The sponsor says they will pay the expense as a direct charge. Is that ok?

Determination of allowability hinges on a number of factors.  Aside from sponsor approval, ASU must be in compliance with 2 CFR Part 200 (Uniform Guidance); the DS-2 disclosure statement; and also be able to support the exception upon request of sponsors and auditors.

What if a cost comes up after an award is made?

The unit will need to evaluate each cost on a transaction by transaction basis to determine whether it is an allowable CAS exception item. If unsure that the expenditure is allowable, the unit may submit their justification for CAS exception for review and approval by emailing their AMT Award Monitoring GCO. The unit is responsible for maintaining all required documentation related to costs meeting the CAS exception criteria.

Why must the unit maintain documentation?

Increased scrutiny by funding agency officials and federal auditors make it imperative that units adequately justify and maintain documentation to support charges identified as CAS exception items.
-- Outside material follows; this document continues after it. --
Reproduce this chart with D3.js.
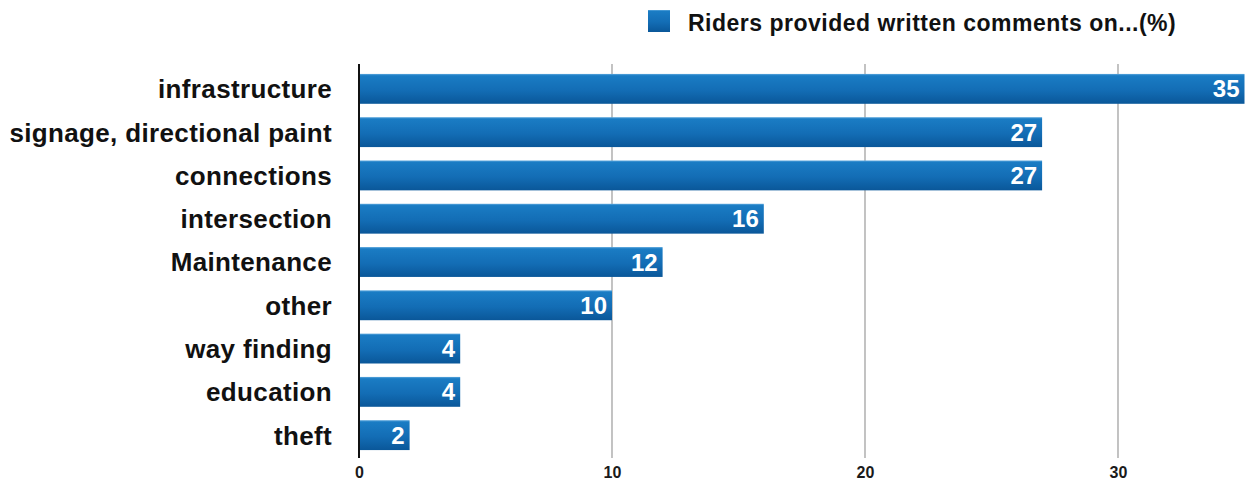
<!DOCTYPE html>
<html>
<head>
<meta charset="utf-8">
<script src="https://cdn.jsdelivr.net/npm/d3@7/dist/d3.min.js"></script>
<style>
  html, body { margin: 0; padding: 0; background: #fff; }
  svg { display: block; font-family: "Liberation Sans", Arial, Helvetica, sans-serif; }
</style>
</head>
<body>
<svg id="chart" width="1246" height="484"></svg>
<script>
// Categories and their shares (%) of riders' written comments
const categories = ["infrastructure", "signage, directional paint", "connections", "intersection",
                    "Maintenance", "other", "way finding", "education", "theft"];
const values = [35, 27, 27, 16, 12, 10, 4, 4, 2];
const tickValues = [0, 10, 20, 30];
const legendLabel = "Riders provided written comments on...(%)";

const svg = d3.select("#chart");

const x = d3.scaleLinear().domain([0, 35]).range([359, 1244.5]);
const y = d3.scaleBand().domain(categories).range([67, 457]).paddingInner(0.31).paddingOuter(0.16);

// Bar gradient: lighter blue on top, darker at the bottom
const defs = svg.append("defs");
const grad = defs.append("linearGradient").attr("id", "barGrad")
  .attr("x1", 0).attr("y1", 0).attr("x2", 0).attr("y2", 1);
grad.append("stop").attr("offset", "0%").attr("stop-color", "#5aa6dc");
grad.append("stop").attr("offset", "6%").attr("stop-color", "#1a7cc4");
grad.append("stop").attr("offset", "55%").attr("stop-color", "#136db5");
grad.append("stop").attr("offset", "100%").attr("stop-color", "#0a5799");

// Vertical gridlines
svg.append("g").selectAll("line")
  .data(tickValues.filter(d => d > 0))
  .join("line")
  .attr("x1", d => x(d)).attr("x2", d => x(d))
  .attr("y1", 64).attr("y2", 458)
  .attr("stroke", "#9a9a9a").attr("stroke-width", 1.2);

// Bottom axis labels
const axis = d3.axisBottom(x).tickValues(tickValues).tickSize(0).tickPadding(0);
const axisG = svg.append("g").attr("transform", "translate(0,467)").call(axis)
  .attr("font-size", 16).attr("font-family", null);
axisG.select(".domain").remove();
axisG.selectAll("text")
  .style("font-size", "16px").style("font-weight", "bold").style("fill", "#1a1a1a");

// Bars
svg.append("g").selectAll("rect")
  .data(values)
  .join("rect")
  .attr("x", x(0))
  .attr("y", (d, i) => y(categories[i]))
  .attr("width", d => x(d) - x(0))
  .attr("height", y.bandwidth())
  .attr("fill", "url(#barGrad)");

// Value labels inside bar ends
svg.append("g").selectAll("text")
  .data(values)
  .join("text")
  .attr("x", d => x(d) - 5)
  .attr("y", (d, i) => y(categories[i]) + y.bandwidth() / 2)
  .attr("dy", "0.36em")
  .attr("text-anchor", "end")
  .attr("font-size", 24).attr("font-weight", "bold").attr("fill", "#fff")
  .text(d => d);

// Left axis line
svg.append("line")
  .attr("x1", x(0)).attr("x2", x(0))
  .attr("y1", 64).attr("y2", 458)
  .attr("stroke", "#111").attr("stroke-width", 2);

// Category labels
svg.append("g").selectAll("text")
  .data(categories)
  .join("text")
  .attr("x", 332)
  .attr("y", d => y(d) + y.bandwidth() / 2)
  .attr("dy", "0.36em")
  .attr("text-anchor", "end")
  .attr("font-size", 26).attr("font-weight", "bold").attr("fill", "#111")
  .attr("letter-spacing", 0.35)
  .text(d => d);

// Legend
const legend = svg.append("g");
legend.append("rect")
  .attr("x", 648).attr("y", 10).attr("width", 22).attr("height", 22)
  .attr("fill", "url(#barGrad)");
legend.append("text")
  .attr("x", 688).attr("y", 31)
  .attr("font-size", 23).attr("font-weight", "bold").attr("fill", "#111")
  .attr("letter-spacing", 0.5)
  .text(legendLabel);
</script>
</body>
</html>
A higher standard for documentation is necessary for these potentially unallowable charges for multiple reasons:

  • Lack of proper justification may result in disallowance of the charge by the funding agency;
  • A properly justified charge will allow the University to negotiate with the agency should a program officer arbitrarily decide not to fund the cost; and
  • In the absence of proper justification, auditors may disallow charges after the fact even if they have been approved by the funding agency.

How should CAS exceptions be processed and what documentation should be maintained in the unit file?

See WI-EP-60 for step by step instructions on how to process CAS exceptions and for required file documentation.